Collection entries

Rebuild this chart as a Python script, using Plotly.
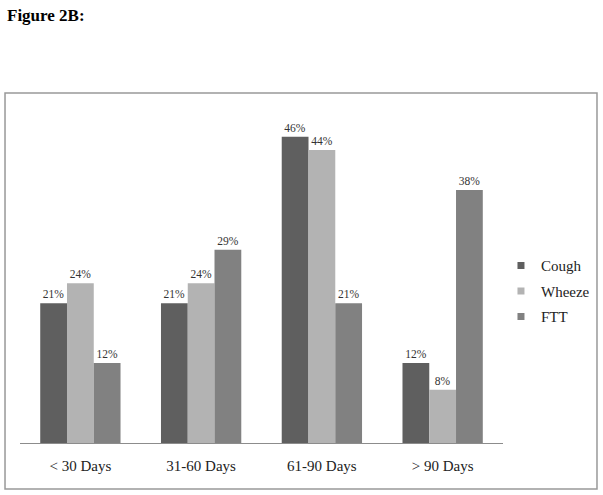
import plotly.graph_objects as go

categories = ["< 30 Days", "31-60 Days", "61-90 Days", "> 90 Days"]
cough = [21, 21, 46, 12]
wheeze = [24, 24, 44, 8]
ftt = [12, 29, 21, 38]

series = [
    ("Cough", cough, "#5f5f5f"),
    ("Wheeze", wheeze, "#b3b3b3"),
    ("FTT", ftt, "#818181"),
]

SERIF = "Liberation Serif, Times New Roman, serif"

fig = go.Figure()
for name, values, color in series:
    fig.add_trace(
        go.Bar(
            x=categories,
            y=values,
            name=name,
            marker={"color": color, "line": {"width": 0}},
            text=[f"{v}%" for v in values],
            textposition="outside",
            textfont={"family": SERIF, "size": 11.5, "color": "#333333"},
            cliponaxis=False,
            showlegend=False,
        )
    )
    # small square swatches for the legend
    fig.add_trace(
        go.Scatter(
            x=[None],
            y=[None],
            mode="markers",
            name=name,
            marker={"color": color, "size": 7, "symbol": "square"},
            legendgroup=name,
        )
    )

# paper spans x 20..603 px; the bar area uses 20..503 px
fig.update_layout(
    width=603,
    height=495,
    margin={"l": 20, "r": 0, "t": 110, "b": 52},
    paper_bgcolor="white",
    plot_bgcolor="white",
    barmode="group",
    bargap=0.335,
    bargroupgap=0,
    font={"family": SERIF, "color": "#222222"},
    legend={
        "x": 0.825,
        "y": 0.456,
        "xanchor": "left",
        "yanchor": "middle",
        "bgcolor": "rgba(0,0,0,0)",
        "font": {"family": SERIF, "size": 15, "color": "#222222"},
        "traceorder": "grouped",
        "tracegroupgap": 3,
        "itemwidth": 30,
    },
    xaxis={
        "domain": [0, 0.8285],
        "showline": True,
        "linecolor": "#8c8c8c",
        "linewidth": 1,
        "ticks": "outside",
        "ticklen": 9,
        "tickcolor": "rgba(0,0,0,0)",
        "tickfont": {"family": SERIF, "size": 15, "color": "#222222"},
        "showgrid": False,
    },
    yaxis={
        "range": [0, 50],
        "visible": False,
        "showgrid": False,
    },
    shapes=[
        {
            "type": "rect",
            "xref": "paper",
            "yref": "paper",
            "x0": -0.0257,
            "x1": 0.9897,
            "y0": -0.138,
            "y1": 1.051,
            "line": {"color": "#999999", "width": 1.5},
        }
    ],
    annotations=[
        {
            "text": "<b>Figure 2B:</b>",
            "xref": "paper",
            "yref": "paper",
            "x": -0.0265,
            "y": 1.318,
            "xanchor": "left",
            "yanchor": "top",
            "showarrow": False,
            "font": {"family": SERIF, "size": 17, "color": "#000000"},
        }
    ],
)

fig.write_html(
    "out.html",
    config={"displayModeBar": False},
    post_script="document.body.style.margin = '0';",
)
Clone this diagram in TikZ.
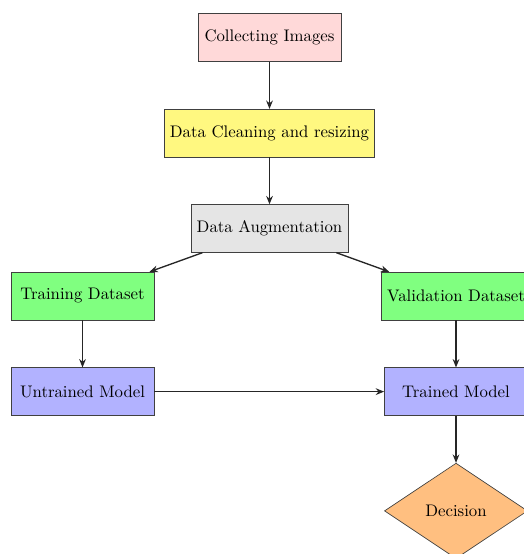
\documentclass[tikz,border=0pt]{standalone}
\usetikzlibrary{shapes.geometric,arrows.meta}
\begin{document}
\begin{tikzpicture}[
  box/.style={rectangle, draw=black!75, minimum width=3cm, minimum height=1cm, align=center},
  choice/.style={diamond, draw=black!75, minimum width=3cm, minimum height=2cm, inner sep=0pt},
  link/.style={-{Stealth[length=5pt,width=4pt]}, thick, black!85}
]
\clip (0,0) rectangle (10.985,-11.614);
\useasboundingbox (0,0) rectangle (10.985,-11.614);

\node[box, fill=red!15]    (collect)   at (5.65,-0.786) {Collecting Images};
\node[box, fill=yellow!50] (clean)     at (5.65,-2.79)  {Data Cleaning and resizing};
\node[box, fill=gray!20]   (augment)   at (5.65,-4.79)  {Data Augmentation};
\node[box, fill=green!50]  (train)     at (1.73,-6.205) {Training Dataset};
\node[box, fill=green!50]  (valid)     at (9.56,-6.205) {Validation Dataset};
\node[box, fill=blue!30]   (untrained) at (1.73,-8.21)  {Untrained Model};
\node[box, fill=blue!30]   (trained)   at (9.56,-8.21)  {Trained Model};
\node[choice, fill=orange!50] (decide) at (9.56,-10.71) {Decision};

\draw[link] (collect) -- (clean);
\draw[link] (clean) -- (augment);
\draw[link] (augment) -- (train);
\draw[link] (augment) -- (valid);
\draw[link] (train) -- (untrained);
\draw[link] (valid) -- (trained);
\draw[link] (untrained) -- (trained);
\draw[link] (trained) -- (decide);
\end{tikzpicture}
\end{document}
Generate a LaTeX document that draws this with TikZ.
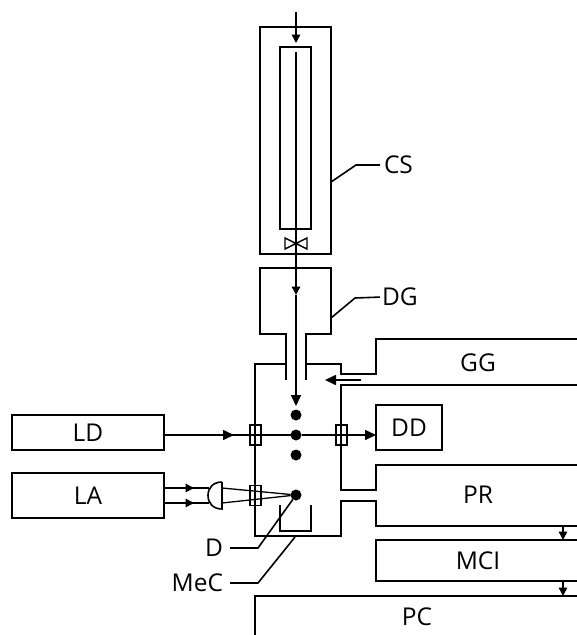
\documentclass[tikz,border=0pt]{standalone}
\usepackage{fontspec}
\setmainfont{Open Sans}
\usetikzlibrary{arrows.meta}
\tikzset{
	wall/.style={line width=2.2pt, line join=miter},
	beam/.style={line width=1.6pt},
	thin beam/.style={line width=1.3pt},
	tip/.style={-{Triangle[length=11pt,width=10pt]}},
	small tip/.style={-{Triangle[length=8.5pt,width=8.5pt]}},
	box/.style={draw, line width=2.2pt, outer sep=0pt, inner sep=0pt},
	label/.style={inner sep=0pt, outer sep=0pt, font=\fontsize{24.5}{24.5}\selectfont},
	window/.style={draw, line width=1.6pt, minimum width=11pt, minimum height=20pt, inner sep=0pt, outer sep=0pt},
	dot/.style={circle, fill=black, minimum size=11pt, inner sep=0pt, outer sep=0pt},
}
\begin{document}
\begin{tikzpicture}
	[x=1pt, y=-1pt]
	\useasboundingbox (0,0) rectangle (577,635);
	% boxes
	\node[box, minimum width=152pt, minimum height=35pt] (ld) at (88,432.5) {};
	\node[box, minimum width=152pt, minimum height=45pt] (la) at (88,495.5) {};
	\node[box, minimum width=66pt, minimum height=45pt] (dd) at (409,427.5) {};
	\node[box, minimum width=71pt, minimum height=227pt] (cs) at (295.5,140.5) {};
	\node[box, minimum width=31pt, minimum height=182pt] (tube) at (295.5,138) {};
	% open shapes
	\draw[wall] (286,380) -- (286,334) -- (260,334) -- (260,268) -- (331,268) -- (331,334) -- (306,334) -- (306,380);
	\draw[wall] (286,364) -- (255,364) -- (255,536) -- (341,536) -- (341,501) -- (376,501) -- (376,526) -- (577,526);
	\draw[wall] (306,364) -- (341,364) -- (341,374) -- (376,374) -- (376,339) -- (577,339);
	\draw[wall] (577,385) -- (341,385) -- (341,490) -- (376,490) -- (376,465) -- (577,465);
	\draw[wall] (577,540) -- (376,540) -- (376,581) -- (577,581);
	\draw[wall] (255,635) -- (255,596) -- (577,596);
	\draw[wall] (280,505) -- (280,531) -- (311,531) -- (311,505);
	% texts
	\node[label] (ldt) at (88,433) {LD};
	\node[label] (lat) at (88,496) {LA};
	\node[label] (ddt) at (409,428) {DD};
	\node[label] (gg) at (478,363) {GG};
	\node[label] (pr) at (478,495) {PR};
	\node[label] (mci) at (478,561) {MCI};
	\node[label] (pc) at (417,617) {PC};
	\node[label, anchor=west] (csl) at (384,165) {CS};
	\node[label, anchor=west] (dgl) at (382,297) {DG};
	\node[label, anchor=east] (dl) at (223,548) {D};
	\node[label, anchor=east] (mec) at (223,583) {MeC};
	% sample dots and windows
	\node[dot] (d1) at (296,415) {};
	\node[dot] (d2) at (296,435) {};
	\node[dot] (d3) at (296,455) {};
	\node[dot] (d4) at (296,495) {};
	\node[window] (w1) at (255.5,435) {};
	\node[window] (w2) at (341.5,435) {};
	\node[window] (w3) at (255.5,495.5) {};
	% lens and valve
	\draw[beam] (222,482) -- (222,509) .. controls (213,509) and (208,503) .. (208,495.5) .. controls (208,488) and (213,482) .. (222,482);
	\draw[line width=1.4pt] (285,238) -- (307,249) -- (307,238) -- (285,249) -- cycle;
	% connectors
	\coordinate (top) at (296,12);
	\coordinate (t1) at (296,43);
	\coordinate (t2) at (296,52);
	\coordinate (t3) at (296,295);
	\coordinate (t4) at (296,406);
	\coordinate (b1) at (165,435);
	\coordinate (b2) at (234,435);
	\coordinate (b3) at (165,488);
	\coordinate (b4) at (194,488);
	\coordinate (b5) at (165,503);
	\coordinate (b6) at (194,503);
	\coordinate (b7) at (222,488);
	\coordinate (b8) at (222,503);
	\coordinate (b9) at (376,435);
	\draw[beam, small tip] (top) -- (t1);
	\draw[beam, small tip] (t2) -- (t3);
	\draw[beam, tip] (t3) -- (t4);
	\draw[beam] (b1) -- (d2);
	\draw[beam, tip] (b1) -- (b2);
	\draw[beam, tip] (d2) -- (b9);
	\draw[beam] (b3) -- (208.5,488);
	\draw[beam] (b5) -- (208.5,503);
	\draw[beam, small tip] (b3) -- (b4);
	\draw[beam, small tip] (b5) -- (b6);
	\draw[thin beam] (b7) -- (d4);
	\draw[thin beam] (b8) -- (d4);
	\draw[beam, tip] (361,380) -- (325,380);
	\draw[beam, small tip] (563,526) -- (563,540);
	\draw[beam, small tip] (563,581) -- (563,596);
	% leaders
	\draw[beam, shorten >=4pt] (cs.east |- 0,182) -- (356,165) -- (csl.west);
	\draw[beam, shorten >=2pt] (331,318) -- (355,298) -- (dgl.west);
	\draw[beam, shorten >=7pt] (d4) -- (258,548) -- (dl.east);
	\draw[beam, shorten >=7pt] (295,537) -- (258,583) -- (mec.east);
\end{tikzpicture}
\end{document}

→ **Short task**:
Skip the pictures and quote each line of the entries above, from the first through the line with "Serif, Times New", exactly as it appears.

→ **Result of this exercise**:
Rebuild this chart as a Python script, using Plotly.
import plotly.graph_objects as go

categories = ["< 30 Days", "31-60 Days", "61-90 Days", "> 90 Days"]
cough = [21, 21, 46, 12]
wheeze = [24, 24, 44, 8]
ftt = [12, 29, 21, 38]

series = [
    ("Cough", cough, "#5f5f5f"),
    ("Wheeze", wheeze, "#b3b3b3"),
    ("FTT", ftt, "#818181"),
]

SERIF = "Liberation Serif, Times New Roman, serif"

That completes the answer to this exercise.